Among various neurodegenerative diseases, 4.5 million Americans are believed to have Alzheimer's disease (AD) and by 2050, the number could increase to 13 million. It appears that life expectancy and the incidence of AD seem to be moving hand-in-hand. The present annual cost of $100 billion is expected to reach $400 billion by 2025, thereby exerting a considerable burden on the national healthcare infrastructure. Several pharmaceutical companies are working on design and development of therapeutics for treatment of patients suffering from AD. While a wonderful therapeutic drug continues to be a distant dream, several biomarkers have been identified as possible targets.

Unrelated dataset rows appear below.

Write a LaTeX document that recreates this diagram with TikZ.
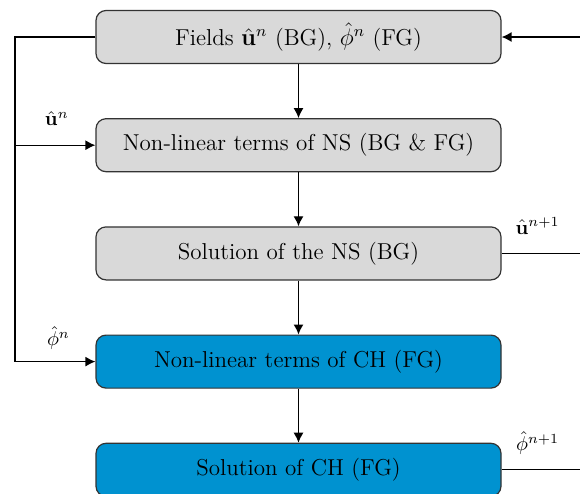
\documentclass[tikz,border=0pt]{standalone}
\usepackage{amsmath, amssymb}
\usepackage{xcolor}
\usetikzlibrary{arrows.meta, positioning}
\definecolor{boxgray}{RGB}{217,217,217}
\definecolor{boxblue}{RGB}{0,146,208}

\begin{document}
\begin{tikzpicture}[x=1pt,y=1pt,
  stepbox/.style={draw=black!80,line width=0.6pt,rounded corners=5pt,
    minimum width=202.5pt,minimum height=26.5pt,font=\fontsize{11.5}{13}\selectfont},
  graybox/.style={stepbox,fill=boxgray},
  bluebox/.style={stepbox,fill=boxblue},
  flow/.style={line width=0.65pt,-{Latex[length=5pt,width=5pt]}},
  link/.style={line width=0.65pt},
  node distance=27pt]
\useasboundingbox (0,0) rectangle (290,-247);
% Boxes
\node[graybox] (fields) at (149.25,-18.5) {Fields $\hat{\mathbf{u}}^n$ (BG), $\hat{\phi}^n$ (FG)};
\node[graybox, below=of fields] (nlns) {Non-linear terms of NS (BG \& FG)};
\node[graybox, below=of nlns] (solns) {Solution of the NS (BG)};
\node[bluebox, below=of solns] (nlch) {Non-linear terms of CH (FG)};
\node[bluebox, below=of nlch] (solch) {Solution of CH (FG)};
% Main chain
\draw[flow] (fields) -- (nlns);
\draw[flow] (nlns) -- (solns);
\draw[flow] (solns) -- (nlch);
\draw[flow] (nlch) -- (solch);
% Feedback on the left
\coordinate (lft) at (7.5,0);
\draw[link] (fields.west) -- (lft |- fields.west) -- (lft |- nlch.west);
\draw[flow] (lft |- nlns.west) -- (nlns.west)
  node[pos=0.52,above=6pt]{$\hat{\mathbf{u}}^n$};
\draw[flow] (lft |- nlch.west) -- (nlch.west)
  node[pos=0.54,above=2.5pt]{$\hat{\phi}^n$};
% Outputs on the right
\coordinate (rgt) at (290,0);
\draw[flow] (rgt |- fields.east) -- (fields.east);
\draw[link] (solns.east) -- (rgt |- solns.east)
  node[pos=0.46,above=6pt]{$\hat{\mathbf{u}}^{n+1}$};
\draw[link] (solch.east) -- (rgt |- solch.east)
  node[pos=0.46,above=4pt]{$\hat{\phi}^{n+1}$};
\end{tikzpicture}
\end{document}
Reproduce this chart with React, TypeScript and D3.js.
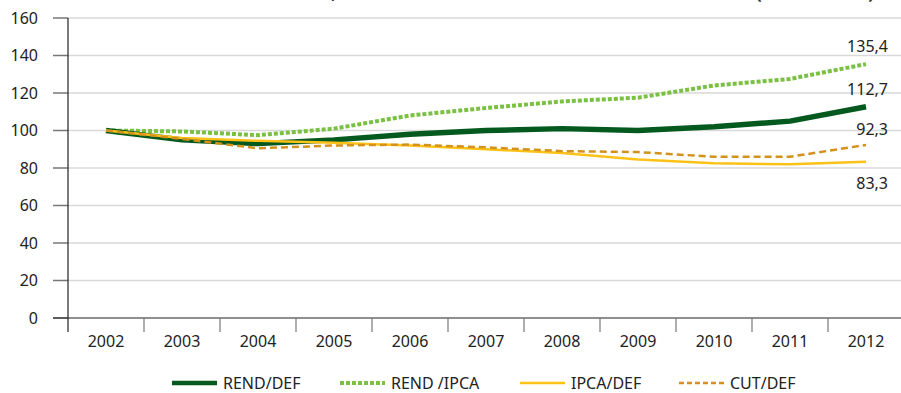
import React, { useRef, useEffect } from 'react';
import * as d3 from 'd3';

const years = ['2002', '2003', '2004', '2005', '2006', '2007', '2008', '2009', '2010', '2011', '2012'];
const rendDef = [100, 95, 93, 95, 98, 100, 101, 100, 102, 105, 112.7];
const rendIpca = [100, 99.5, 97.5, 101, 108, 112, 115.5, 117.5, 124, 127.5, 135.4];
const ipcaDef = [100, 96, 94.5, 93.5, 92, 90, 88, 84.5, 82.5, 82, 83.3];
const cutDef = [100, 95.5, 90.5, 92, 92.5, 91, 89, 88.5, 86, 86, 92.3];
const yTicks = [0, 20, 40, 60, 80, 100, 120, 140, 160];
const endLabels = ['112,7', '135,4', '83,3', '92,3'];
const seriesNames = ['REND/DEF', 'REND /IPCA', 'IPCA/DEF', 'CUT/DEF'];
const titleParts = ['Rendimento médio real,', 'custo e IPCA deflacionados', '(2002 = 100)'];

const FONT = '"Noto Sans", "Open Sans", sans-serif';

export default function App() {
  const svgRef = useRef(null);

  useEffect(() => {
    const W = 901, H = 393;
    const svg = d3.select(svgRef.current).attr('width', W).attr('height', H);
    svg.selectAll('*').remove();

    const x = d3.scaleBand().domain(years).range([68, 904]);
    const y = d3.scaleLinear().domain([0, 160]).range([318, 18]);

    // title, cut off above the top edge (only a few descenders show)
    const title = svg.append('g')
      .style('font-family', FONT).style('font-size', '17px').style('font-weight', 'bold')
      .attr('fill', '#333');
    title.append('text').attr('x', 336).attr('y', -1.5).attr('text-anchor', 'end').text(titleParts[0]);
    title.append('text').attr('x', 344).attr('y', -1.5).text(titleParts[1]);
    title.append('text').attr('x', 756).attr('y', -1.5)
      .attr('textLength', 118).attr('lengthAdjust', 'spacing').text(titleParts[2]);

    // gridlines
    svg.append('g').selectAll('line').data(yTicks.filter(d => d > 0)).enter().append('line')
      .attr('x1', 68).attr('x2', W)
      .attr('y1', d => y(d)).attr('y2', d => y(d))
      .attr('stroke', '#d9d9d9').attr('stroke-width', 1.5);

    // y axis
    const yAxis = svg.append('g');
    yAxis.selectAll('line.tick').data(yTicks).enter().append('line')
      .attr('x1', 53).attr('x2', 68)
      .attr('y1', d => y(d)).attr('y2', d => y(d))
      .attr('stroke', '#777').attr('stroke-width', 1.5);
    yAxis.selectAll('text').data(yTicks).enter().append('text')
      .attr('x', 38).attr('y', d => y(d)).attr('dy', '0.35em')
      .attr('text-anchor', 'end')
      .style('font-family', FONT).style('font-size', '16px').attr('fill', '#222')
      .text(d => d);
    yAxis.append('line')
      .attr('x1', 68).attr('x2', 68).attr('y1', 18).attr('y2', 332)
      .attr('stroke', '#222').attr('stroke-width', 1.2);

    // x axis
    const xAxis = svg.append('g');
    xAxis.append('line')
      .attr('x1', 53).attr('x2', W).attr('y1', 318).attr('y2', 318)
      .attr('stroke', '#222').attr('stroke-width', 1.2);
    xAxis.selectAll('line.tick').data(years.slice(1)).enter().append('line')
      .attr('x1', d => x(d)).attr('x2', d => x(d))
      .attr('y1', 318).attr('y2', 332)
      .attr('stroke', '#777').attr('stroke-width', 1.2);
    xAxis.selectAll('text').data(years).enter().append('text')
      .attr('x', d => x(d) + x.bandwidth() / 2).attr('y', 347)
      .attr('text-anchor', 'middle')
      .style('font-family', FONT).style('font-size', '16px').attr('fill', '#222')
      .text(d => d);

    const series = [
      { name: seriesNames[0], values: rendDef, color: '#04591f', width: 5.5, dash: null },
      { name: seriesNames[1], values: rendIpca, color: '#7ac143', width: 4, dash: '4,2' },
      { name: seriesNames[2], values: ipcaDef, color: '#fdc217', width: 2.5, dash: null },
      { name: seriesNames[3], values: cutDef, color: '#d4911c', width: 2.5, dash: '7,4' },
    ];

    const line = d3.line()
      .x((d, i) => x(years[i]) + x.bandwidth() / 2)
      .y(d => y(d));

    // draw back to front
    [series[1], series[0], series[2], series[3]].forEach(s => {
      svg.append('path')
        .datum(s.values)
        .attr('fill', 'none')
        .attr('stroke', s.color)
        .attr('stroke-width', s.width)
        .attr('stroke-linejoin', 'round')
        .attr('stroke-dasharray', s.dash)
        .attr('d', line);
    });

    // end labels
    const labelY = [y(rendDef[10]) - 12, y(rendIpca[10]) - 12, y(ipcaDef[10]) + 27, y(cutDef[10]) - 10];
    endLabels.forEach((t, i) => {
      svg.append('text')
        .attr('x', 888).attr('y', labelY[i])
        .attr('text-anchor', 'end')
        .style('font-family', FONT).style('font-size', '16px').attr('fill', '#222')
        .text(t);
    });

    // legend
    const legendX = [172, 340, 520, 679];
    const legend = svg.append('g').selectAll('g').data(series).enter().append('g')
      .attr('transform', (d, i) => `translate(${legendX[i]},383)`);
    legend.append('line')
      .attr('x1', 0).attr('x2', 45).attr('y1', 0).attr('y2', 0)
      .attr('stroke', d => d.color)
      .attr('stroke-width', d => Math.min(d.width, 4.5))
      .attr('stroke-dasharray', d => d.dash === '7,4' ? '5,3' : d.dash);
    legend.append('text')
      .attr('x', 51).attr('y', 0).attr('dy', '0.35em')
      .style('font-family', FONT).style('font-size', '16px').attr('fill', '#222')
      .text(d => d.name);

    return () => {
      d3.select(svgRef.current).selectAll('*').remove();
    };
  }, []);

  return <svg ref={svgRef} style={{ position: 'absolute', left: 0, top: 0 }}></svg>;
}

For assisting drug discovery, diagnostic imaging could have wide applications in premortem diagnosis and monitoring of new disease-modifying therapeutics.
Our group actively seeks positron emission tomography (PET) and single photon emission computed tomography (SPECT) diagnostic agents that are capable of evaluating noninvasively the presence of β-amyloid (Aβ) aggregates and other proteins in vivo. Our objective is to identify PET/SPECT agents capable of identifying AD at earlier stages, prior to its full clinical expression. We are specifically interested in design and development of highly sensitive and specific imaging probes wherein PET imaging data on disease staging is in accord with globally accepted criteria of clinical dementia ratings (CDR).
Myocardial perfusion imaging (MPI), a versatile tool for clinical diagnosis, plays an important role in the noninvasive measurement of coronary artery disease (CAD). Currently, common single-photon emission computed tomography (SPECT) MPI agents for determining myocardial blood flow (MBF) in patients comprise 201Tl or 99mTc-complexes, such as99mTc sestamibi and 99mTc-tetrofosmin. However, SPECT imaging agents have inherent limitations, including the continuing threat of serious shortages of 99mMo/99mTc-generators. Additionally, current SPECT tracers also suffer from shortcomings in pharmacokinetics, low myocardial first-pass extraction, redistribution of the radiotracer to non-targeted tissues over time, and non-linearity of radiotracer uptake at elevated blood flow (the "roll-off" phenomenon). By comparison, positron emission tomography (PET) provides technical advantages, including higher spatial resolution, improved attenuation correction, and the capability to perform quantitative measurements at the peak of stress. Commonly employed PET MPI tracers are: 82RbCl, 13NH3, and H215O. However, the utility of these agents is limited due to their short physical half-life (less than 10 minutes), which pose difficulties for easy access to these agents. Additionally, a few promising 18F-labeled agents, such as mitochondrial membrane potential probe 18F-BnTP and mitochondrial complex I inhibitors18F BMS-747158, 18F-10, 18F-RP1004, and 18F-MCI27, have also emerged as promising leads. However, aside from biochemical properties of various strengths and weaknesses, these agents also depend on an 18F-based radiopharmaceutical distribution model, which may not readily apply to all sites within the U.S. or other countries in the world. Thus, PET tracers demonstrating high myocardial first pass extraction, and rapid excretion from adjoining organs, while incorporating generator-produced, rather than cyclotron-produced, isotopes could potentially enable portable technologies, facilitating wide access to PET MPI agents.
Through structure-activity relationships (SAR), we have identified a lead PET agent that penetrates myocardium cells, localizes into mitochondria, and displays promising characteristics as a noninvasive MPI probe in vivo. Further validations and characterization in nonhuman primates are in progress.